Le projet FLOK en Equateur visait à expérimenter ce modèle au niveau de l’État, même si pour l’instant le projet n’est pas vraiment un succès. Cela est principalement dû à des divisions politiques au sein du gouvernement, la vision extractiviste dominant encore. L’objectif était de créer et de stimuler du commun dans les grands domaines de la vie civique (éducation, agriculture, industrie, etc.). Par exemple, dans le secteur de l’éducation, il faut des MOOCs, des manuels ouverts et donc des cursus adaptés à ces nouveaux formats et que les étudiants et les professeurs collaborent pour créer un commun de la connaissance. L’équipe s’est aussi interrogée sur les mesures matérielles ou immatérielles favorisant les communs. Par exemple, si un laboratoire avec du matériel privé devient ouvert, avec un même budget, on peut créer bien plus de laboratoires. Cette transition est décrite dans l’ouvrage Open Source Lab de Joshua Pearce publié en 2014. L’Equateur avait une loi pour le logiciel ouvert mais les ingénieurs devaient avoir des diplômes en computer science. Ils sont très peu nombreux à rester en Equateur, alors que des milliers de jeunes se sont formés au codage par eux-mêmes. La création d’un Open accreditation system, c’est-à-dire une reconnaissance des compétences qui pourrait être mise en relation avec le monde académique, permettrait de mobiliser des milliers de personnes pour le développement du logiciel libre en Equateur. Toutes ces informations sont sur le site http://commonstransition.org/ . Dans tous les domaines, une réflexion systématique similaire a été menée.
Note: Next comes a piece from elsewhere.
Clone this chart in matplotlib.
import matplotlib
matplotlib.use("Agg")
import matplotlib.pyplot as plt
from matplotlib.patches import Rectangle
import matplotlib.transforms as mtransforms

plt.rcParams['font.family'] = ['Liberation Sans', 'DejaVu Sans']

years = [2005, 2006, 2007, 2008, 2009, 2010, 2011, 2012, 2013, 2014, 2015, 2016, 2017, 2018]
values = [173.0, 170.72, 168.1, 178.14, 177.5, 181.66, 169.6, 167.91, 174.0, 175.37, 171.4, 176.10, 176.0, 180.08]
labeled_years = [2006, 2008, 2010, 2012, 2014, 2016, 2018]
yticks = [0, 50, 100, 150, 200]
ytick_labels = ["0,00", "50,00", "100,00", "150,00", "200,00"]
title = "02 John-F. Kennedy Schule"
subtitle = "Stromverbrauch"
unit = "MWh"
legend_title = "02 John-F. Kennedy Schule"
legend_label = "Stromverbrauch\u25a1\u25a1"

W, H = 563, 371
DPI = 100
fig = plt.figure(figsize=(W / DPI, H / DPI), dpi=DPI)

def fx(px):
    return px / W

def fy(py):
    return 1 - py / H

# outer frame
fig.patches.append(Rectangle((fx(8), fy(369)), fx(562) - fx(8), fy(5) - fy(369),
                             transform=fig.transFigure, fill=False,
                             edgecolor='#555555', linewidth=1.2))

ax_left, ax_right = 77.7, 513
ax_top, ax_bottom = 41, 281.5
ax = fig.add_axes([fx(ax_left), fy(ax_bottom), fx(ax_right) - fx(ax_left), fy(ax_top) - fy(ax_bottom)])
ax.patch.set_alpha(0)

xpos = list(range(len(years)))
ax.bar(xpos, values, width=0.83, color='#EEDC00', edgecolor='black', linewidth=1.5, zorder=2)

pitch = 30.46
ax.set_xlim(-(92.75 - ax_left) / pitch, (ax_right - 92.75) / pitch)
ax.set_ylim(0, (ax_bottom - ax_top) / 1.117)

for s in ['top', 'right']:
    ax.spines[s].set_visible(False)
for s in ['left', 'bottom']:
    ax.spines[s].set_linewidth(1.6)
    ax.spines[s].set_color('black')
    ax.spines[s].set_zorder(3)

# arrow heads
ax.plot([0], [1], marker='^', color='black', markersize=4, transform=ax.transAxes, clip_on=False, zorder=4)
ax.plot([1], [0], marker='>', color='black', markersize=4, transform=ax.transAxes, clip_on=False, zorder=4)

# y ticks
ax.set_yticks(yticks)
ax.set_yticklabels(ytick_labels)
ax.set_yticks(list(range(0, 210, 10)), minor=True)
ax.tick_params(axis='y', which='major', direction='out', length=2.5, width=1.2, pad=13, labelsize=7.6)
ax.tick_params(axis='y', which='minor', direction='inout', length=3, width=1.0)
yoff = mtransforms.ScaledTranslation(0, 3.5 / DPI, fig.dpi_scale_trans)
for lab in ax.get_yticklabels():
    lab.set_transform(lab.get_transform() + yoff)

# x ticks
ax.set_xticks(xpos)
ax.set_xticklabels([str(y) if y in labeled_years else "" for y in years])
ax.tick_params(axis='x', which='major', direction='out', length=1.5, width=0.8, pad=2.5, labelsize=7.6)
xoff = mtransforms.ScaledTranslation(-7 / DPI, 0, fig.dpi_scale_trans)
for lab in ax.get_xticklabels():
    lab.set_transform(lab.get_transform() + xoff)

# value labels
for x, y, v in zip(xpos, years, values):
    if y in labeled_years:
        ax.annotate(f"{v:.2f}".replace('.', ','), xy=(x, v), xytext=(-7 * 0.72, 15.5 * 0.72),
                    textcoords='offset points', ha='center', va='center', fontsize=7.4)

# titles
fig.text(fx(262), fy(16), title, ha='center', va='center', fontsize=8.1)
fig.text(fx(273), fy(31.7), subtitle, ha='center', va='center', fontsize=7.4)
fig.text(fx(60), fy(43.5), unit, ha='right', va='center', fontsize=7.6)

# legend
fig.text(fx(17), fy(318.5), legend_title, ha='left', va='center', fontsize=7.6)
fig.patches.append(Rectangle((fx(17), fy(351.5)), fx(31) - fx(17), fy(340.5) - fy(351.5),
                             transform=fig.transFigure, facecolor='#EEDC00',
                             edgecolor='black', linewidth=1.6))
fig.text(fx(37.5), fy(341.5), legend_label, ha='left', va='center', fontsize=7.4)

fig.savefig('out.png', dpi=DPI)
L’État a un rôle central, celui de renforcer les capacités contributives de la société. Pour participer au commun, la société a besoin de connaissances, d’un accès au réseau, etc. Ces conditions ne peuvent être assurées par le commun lui-même. La puissance publique a pour rôle de créer les capacités de contribution et de favoriser l’autonomie de la société. Les villes sont particulièrement importantes pour permettre le développement d’initiatives locales. Mais la force communautaire reste fondamentale pour protéger le commun face aux risques de privatisation ou de centralisation. Il y a donc une nouvelle triarchie entre les communautés productives, les communautés entrepreneuriales et les entités étatiques.
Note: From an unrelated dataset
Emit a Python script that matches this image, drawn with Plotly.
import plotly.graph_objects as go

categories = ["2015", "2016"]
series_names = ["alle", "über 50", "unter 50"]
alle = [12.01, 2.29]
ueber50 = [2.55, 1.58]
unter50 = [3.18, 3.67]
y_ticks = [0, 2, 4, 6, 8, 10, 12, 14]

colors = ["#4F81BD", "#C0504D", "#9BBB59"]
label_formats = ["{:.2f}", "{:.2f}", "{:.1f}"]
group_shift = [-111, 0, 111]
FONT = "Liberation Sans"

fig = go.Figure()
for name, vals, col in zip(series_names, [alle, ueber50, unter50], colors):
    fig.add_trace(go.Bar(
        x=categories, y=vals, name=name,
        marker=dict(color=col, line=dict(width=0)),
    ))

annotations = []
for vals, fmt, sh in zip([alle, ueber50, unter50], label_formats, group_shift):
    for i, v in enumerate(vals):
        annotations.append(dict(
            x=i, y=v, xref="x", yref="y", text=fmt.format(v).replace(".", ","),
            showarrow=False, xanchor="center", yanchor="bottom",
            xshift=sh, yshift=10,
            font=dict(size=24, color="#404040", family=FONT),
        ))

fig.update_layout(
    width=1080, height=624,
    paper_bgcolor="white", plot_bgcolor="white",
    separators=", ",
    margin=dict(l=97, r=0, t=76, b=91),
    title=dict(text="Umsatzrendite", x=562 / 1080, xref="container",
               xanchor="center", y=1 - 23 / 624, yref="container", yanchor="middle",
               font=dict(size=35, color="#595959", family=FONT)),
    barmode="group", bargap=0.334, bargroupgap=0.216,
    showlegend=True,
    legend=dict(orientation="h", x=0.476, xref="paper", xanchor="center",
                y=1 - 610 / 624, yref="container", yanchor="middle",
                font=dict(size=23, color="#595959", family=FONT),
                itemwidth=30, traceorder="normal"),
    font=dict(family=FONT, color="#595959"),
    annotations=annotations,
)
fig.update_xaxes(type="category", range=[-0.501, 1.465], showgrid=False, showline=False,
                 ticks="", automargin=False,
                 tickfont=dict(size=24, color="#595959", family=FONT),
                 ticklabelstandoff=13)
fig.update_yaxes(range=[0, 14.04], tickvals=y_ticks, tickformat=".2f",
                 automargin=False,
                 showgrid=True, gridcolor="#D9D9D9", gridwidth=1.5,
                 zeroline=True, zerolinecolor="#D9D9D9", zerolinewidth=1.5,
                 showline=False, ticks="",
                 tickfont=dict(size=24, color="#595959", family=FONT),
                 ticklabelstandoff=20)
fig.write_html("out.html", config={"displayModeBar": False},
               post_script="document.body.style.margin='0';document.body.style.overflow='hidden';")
Les conséquences pour le développement sont multiples. Par exemple, le fair trade peut naître à l’initiative de consommateurs occidentaux mobilisés par des idéaux de l’économie sociale et solidaire et qui vont chercher des partenaires dans le Sud pour créer des flux de commerce équitable. La chaine logistique est alors dominée par des organisations occidentales. Le cas contraire peut aussi exister : des organisations de producteurs du Sud vont eux-mêmes prendre en main cette chaine logistique et chercher des débouchés en Occident. Mais dans les deux cas, le système reste binaire. Les chaines logistiques participatives peuvent aider à sortir de cette dichotomie. A Rio de Janeiro, l’ancien directeur d’une unité de production de café a constaté que le meilleur café était tourné vers l’exportation et que les producteurs directs étaient sous-payés et se retrouvaient en cas de crise en dessous du seuil de pauvreté. L’enjeu était donc de faire du bon café, sans exploiter des producteurs primaires. Il a créé en premier lieu une chaine logistique ouverte et absolument transparente, qui expose d’où vient le café, combien chaque producteur est payé, etc. Cela court-circuite la certification. D’autre part, la torréfaction du café a été répartie entre les producteurs dans des micro-manufactures. En troisième lieu, un commun de la connaissance a été créé pour partager les recettes et les mélanges de café. Enfin, le financement de la distribution est participatif : un crowdfunding a permis de louer des magasins, imprimer des affiches pour les lieux de vente expliquant la constitution du coût de la tasse de café, etc. Il y a donc un nouveau type de relations qui se crée dans la chaine productive où les consommateurs, les producteurs et les intermédiaires constituent un écosystème participatif. Les producteurs, qui ne recevaient que 8% du prix final, en obtiennent 90% dans ce système mutualisé. Ces formes marchandes sont soumises à des critères de réciprocité et de commun. Ce modèle non-exploitatif est très intéressant pour le Sud.

En Equateur, nous avons visité la commune de Sigchos où le maire est très progressiste. Il souhaitait changer la situation économique de son district. Les paysans indigènes, qui représentent 90% de la population locale, ne parviennent pas à augmenter leur productivité par manque d’accès à des machines modernes. Tous les ans, ils sont soumis aux diktats de la compétition internationale. Cette population était donc très intéressée par les projets de machines agricoles ouvertes, qui leur donnerait une souveraineté pour leur développement économique et leur permettrait de créer un surplus. Un membre de l’équipe de FLOK travaille dans ce district pour créer des coopératives de production.

Le rôle potentiel de l’AFD serait donc celui de connecteurs entre les communautés productives locales et les communautés de la connaissance mondiale (ex : entre l’Atelier paysan et des communautés agricoles des pays du Sud). Cela pose évidemment de nombreuses difficultés, notamment d’ordre culturel (barrière des langues, d’infrastructures, etc.). Ce modèle de développement cosmo-local permet à des communautés dans le Sud d’augmenter leur souveraineté par rapport à une exploitation potentielle dans une économie néocoloniale.